TÜRK-İŞ ve Sendikamız Genel Başkanı Ergün ATALAY, 20 Ekim 2017 Cuma günü Demiryol – İş Sendikası Adana Şube Başkanlığını ziyaret etti.
Burada gazetecilere açıklamalarda bulunan ATALAY, taşeron işçi sorunuyla ilgili olarak, “Taşeronun yıl sonuna kadar biteceğini kamuoyu biliyor. 1 milyona yakın ailesiyle birlikte 5 milyon civarında büyük bir kitle var. Bunların sıkıntıları devam ediyor. Bu sene bitmeden bu sıkıntıların çözüleceğiyle ilgili bütün devlet yetkilileri açıklamalar yapıyor. Ben de bu konudan çok umutluyum. Yıl sonuna kadar taşeronun biteceği kanaatindeyim. Ama biterken işçilik işi yapanın işçi, memurluk işi yapanın memur olması gerekiyor.
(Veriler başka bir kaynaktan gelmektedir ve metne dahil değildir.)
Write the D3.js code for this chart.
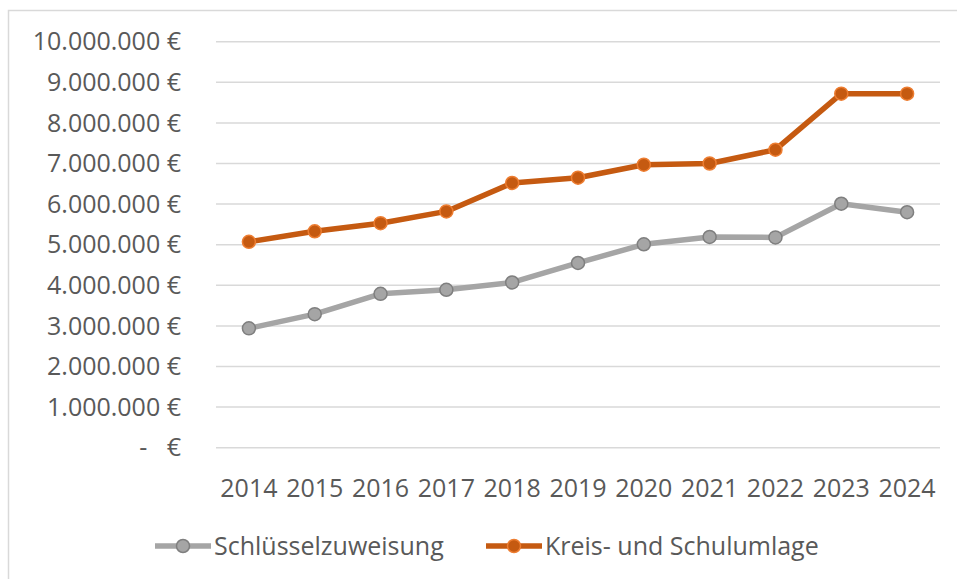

Bizim TÜRK-İŞ olarak talebimiz bu” diye konuştu.
“Taşeronlular, sosyal haklardan mahrum kişiler”
Taşeron sorununa önceki yıllarda devletin kendisinin şirket kurup insanları orada çalıştırdığından bahseden ATALAY, “Taşeron dışında bir çalışmanın boyutunu bilmememize rağmen devlet bir şirket kurup onun altında çalışacaklar diye bir kanaat var Türkiye’de bunu biliyoruz. Devlet taşeron olmuş bunun bir özelliği yok. Bunu düşünüyorlarsa bundan vazgeçsinler. Taşeron işçiler iş yerine giderken huzurlu gitsinler. Bunlar kıdem tazminatından, sosyal haklardan mahrum kişiler. İnşallah sorunlar çözülecek” ifadelerini kullandı.
İş kazaları
ATALAY, son 8 ayda bin 338 kişinin bir bölümünün iş kazası, bir bölümünün de iş cinayetine kurban gittiğini dile getirdi.
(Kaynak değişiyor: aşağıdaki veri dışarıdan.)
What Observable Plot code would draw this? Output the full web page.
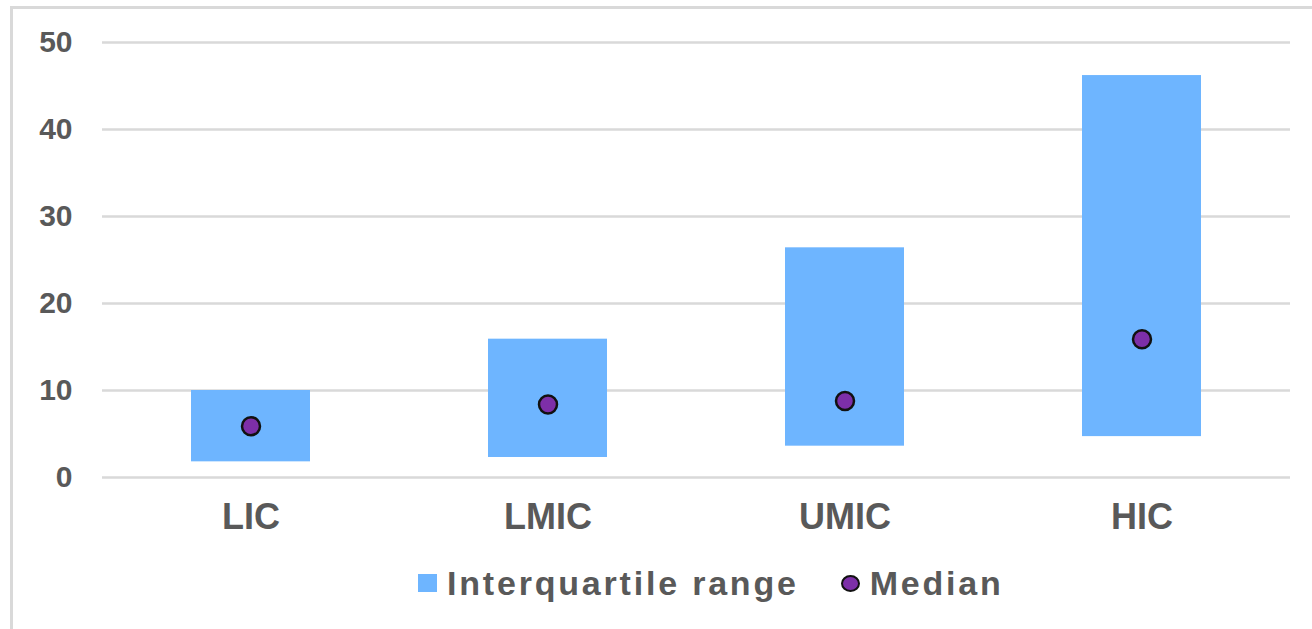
<!DOCTYPE html>
<html>
<head>
<meta charset="utf-8">
<script src="https://cdn.jsdelivr.net/npm/d3@7"></script>
<script src="https://cdn.jsdelivr.net/npm/@observablehq/plot@0.6"></script>
<style>
  html, body { margin: 0; padding: 0; background: #fff; overflow: hidden; }
  body { width: 1312px; height: 629px; position: relative; font-family: "Liberation Sans", Arial, sans-serif; }
  #frame { position: absolute; left: 10px; top: 6px; width: 2000px; height: 2000px;
           border-top: 3px solid #D9D9D9; border-left: 3px solid #D9D9D9; box-sizing: border-box; }
  #chart { position: absolute; left: 0; top: 0; }
  #legend { position: absolute; left: 418px; top: 564px; height: 38px; display: flex; align-items: center;
            font-weight: bold; font-size: 34px; letter-spacing: 2.8px; color: #595959; line-height: 38px; }
  .sq { width: 19px; height: 18px; background: #6EB5FF; margin-right: 10px; }
  .dotl { width: 15px; height: 13px; border-radius: 50%; background: #7D2FA8; border: 2.5px solid #111; margin-left: 42px; margin-right: 10px; }
</style>
</head>
<body>
<div id="frame"></div>
<div id="chart"></div>
<div id="legend"><div class="sq"></div><span>Interquartile range</span><div class="dotl"></div><span>Median</span></div>
<script>
const categories = ["LIC", "LMIC", "UMIC", "HIC"];
const q1 = [1.8, 2.3, 3.6, 4.7];
const q3 = [10.0, 15.9, 26.4, 46.2];
const median = [5.9, 8.4, 8.8, 15.9];
const yTicks = [0, 10, 20, 30, 40, 50];

const data = categories.map((c, i) => ({cat: c, q1: q1[i], q3: q3[i], median: median[i]}));

const chart = Plot.plot({
  width: 1312,
  height: 545,
  marginTop: 42,
  marginBottom: 68,
  marginLeft: 102,
  marginRight: 22,
  style: {fontFamily: "'Liberation Sans', Arial, sans-serif", color: "#595959", background: "transparent", overflow: "visible"},
  x: {domain: categories, paddingInner: 0.6, paddingOuter: 0.3, label: null},
  y: {domain: [0, 50], label: null},
  marks: [
    Plot.gridY(yTicks, {stroke: "#D9D9D9", strokeOpacity: 1, strokeWidth: 2.5}),
    Plot.barY(data, {x: "cat", y1: "q1", y2: "q3", fill: "#6EB5FF"}),
    Plot.dot(data, {x: "cat", y: "median", r: 9, fill: "#7D2FA8", stroke: "#111", strokeWidth: 2.5}),
    Plot.axisY({ticks: yTicks, tickSize: 0, tickPadding: 30, fontSize: 30, fontWeight: "bold", fill: "#595959", label: null}),
    Plot.axisX({tickSize: 0, tickPadding: 26, fontSize: 36, fontWeight: "bold", fill: "#595959", label: null})
  ]
});
document.getElementById("chart").appendChild(chart);
</script>
</body>
</html>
Şırnak’ta kömür ocağında meydana gelen göçüğe değinen Atalay, “Birkaç gün önce Şırnak’ta birilerinin kapalı dediği, birilerinin açık dediği ocakta 7 insanımız göz göre göre toprağın altında can verdiler. Onun öncesinde Siirt Madenköy’de oldu. Son 3 yılda Ermenek, Soma’da oldu.” dedi.
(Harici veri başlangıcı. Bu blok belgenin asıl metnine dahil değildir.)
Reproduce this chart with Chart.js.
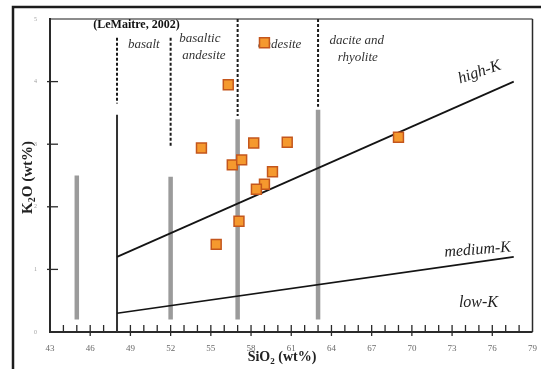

ATALAY, günde ortalama 200 bin kişinin madenlerde çalıştığını vurgulayarak şunları kaydetti:
“Bunların 130 bini kömür madeninde, geri kalanı mermer, bakır, altın ve kumda çalışıyor. 200 bin kişinin bu işlerle ilgilendiği, çalıştığı bir ortamda dünyanın en geri kalmış ülkesinde bile günde 10 işçi iş kazasına, iş cinayetine kurban gitmiyor. İnsanları yaşatmakla ilgili devlet çalışma yapmak durumunda. İşçi Sağlığı İş Güvenliği gibi mükemmel bir kanun yapıldı. Kanunu uygulamazsanız bu kanunun bir önemi kalmıyor. Onun için birinci önceliğimiz imkan varsa kazalarla ilgili sayıyı sıfıra indirmek, imkanlar nisbetinde de ne kadar düşürebiliyorsak bunu aşağıya çekmek. Ağır yaptırımlar uygulamalı. Birisi kapalı ocağı çalıştırıp da orada insanlar ölüyorsa ha silahla, ha ocakta insanların ölmesine sebep olmuşsun. Bununla ilgili biz üzerimize düşeni yapmakla mükellefiz.” dedi.
Düzenlenen toplantıya üyelerimizde katıldı.